Over Christmas, my best friend opened up about her marriage troubles, and it turned out her husband had had an affair the year previously with my DS2s current class teacher. They ended up leaving the area, uprooting the kids and are now painfully trying to rebuild their lives.
She swore me to secrecy. No one knows apparently.
Now this teacher and I were quite buddy. She also taught DS1, and she's music co-ordinator at the school, which I've at various times supported as a parent volunteer (accompanying music group trips and such).
I've not said a word to her - kept the professional side going (ie any discussions relating to DS2 and such). I've not put myself forward for any volunteering opportunities since Christmas (some that I would have normally).
it feels really weird to have a this triangle going on. It's not even that I judge - but teacher has no idea of the friendship between me and my friend - and it seems incompatible to be having any manner of social relationship with them both.

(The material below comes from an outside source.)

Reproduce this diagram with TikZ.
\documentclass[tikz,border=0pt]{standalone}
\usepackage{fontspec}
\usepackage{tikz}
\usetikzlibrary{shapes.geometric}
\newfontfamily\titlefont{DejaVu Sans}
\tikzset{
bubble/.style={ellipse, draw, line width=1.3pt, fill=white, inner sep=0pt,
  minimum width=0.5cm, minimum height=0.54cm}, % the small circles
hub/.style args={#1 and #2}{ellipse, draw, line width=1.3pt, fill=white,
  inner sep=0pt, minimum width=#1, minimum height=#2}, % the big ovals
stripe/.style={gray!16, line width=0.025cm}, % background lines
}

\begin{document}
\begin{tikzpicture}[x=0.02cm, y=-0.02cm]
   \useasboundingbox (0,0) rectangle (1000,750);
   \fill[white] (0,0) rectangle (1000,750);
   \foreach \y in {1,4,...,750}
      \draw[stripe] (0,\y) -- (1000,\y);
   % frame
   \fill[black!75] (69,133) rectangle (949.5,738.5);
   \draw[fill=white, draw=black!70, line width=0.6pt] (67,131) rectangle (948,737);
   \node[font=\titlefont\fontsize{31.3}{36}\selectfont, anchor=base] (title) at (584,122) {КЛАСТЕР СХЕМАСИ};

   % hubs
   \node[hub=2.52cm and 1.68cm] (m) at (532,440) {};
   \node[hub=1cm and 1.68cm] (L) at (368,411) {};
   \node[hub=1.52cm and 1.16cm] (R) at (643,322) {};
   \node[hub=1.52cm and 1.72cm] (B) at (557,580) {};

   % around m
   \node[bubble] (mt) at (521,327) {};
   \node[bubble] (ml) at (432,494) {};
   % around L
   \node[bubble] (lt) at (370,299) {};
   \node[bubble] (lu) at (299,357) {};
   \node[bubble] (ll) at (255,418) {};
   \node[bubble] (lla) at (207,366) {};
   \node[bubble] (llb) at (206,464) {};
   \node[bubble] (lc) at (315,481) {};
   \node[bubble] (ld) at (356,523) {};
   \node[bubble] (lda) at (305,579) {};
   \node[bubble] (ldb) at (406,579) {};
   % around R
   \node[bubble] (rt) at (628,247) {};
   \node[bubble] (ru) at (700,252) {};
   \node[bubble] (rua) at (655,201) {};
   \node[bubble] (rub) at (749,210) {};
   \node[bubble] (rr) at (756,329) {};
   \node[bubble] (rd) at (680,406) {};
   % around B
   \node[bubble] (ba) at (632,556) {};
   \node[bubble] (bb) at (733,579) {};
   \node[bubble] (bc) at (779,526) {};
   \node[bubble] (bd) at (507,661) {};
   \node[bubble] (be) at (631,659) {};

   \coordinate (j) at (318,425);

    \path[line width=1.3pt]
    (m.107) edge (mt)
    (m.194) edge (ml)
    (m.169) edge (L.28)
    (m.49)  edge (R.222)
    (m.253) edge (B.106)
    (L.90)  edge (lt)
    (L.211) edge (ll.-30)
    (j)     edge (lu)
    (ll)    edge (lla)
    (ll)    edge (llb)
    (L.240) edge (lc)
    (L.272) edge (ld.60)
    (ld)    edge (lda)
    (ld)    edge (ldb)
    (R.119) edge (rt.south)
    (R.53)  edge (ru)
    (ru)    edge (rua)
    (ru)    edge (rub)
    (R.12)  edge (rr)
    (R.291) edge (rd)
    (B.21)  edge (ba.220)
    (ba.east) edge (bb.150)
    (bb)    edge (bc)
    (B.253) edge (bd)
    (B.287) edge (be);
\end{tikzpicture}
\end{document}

I thought I'd been civil and normal throughout - but the other day the teacher tapped me on the shoulder and asked me if everything was OK. And done other little things which make me think she thinks she's pissed me off and is trying to 'win me round' (eg giving DS2 'star of the week' twice in January, and coming out to big up the (very minor ) achievement that earned it)
So - basically - is going visibly cool on this teacher shooting myself in the foot - because it puts awkwardness into DS2 School aspect - and because it was previously a strong link between me and the school? Or is this exactly how a neurotypical would also react - and just a crappy part of the 'rich tapestry of life'. It's really hard to not just blurt it out tbh!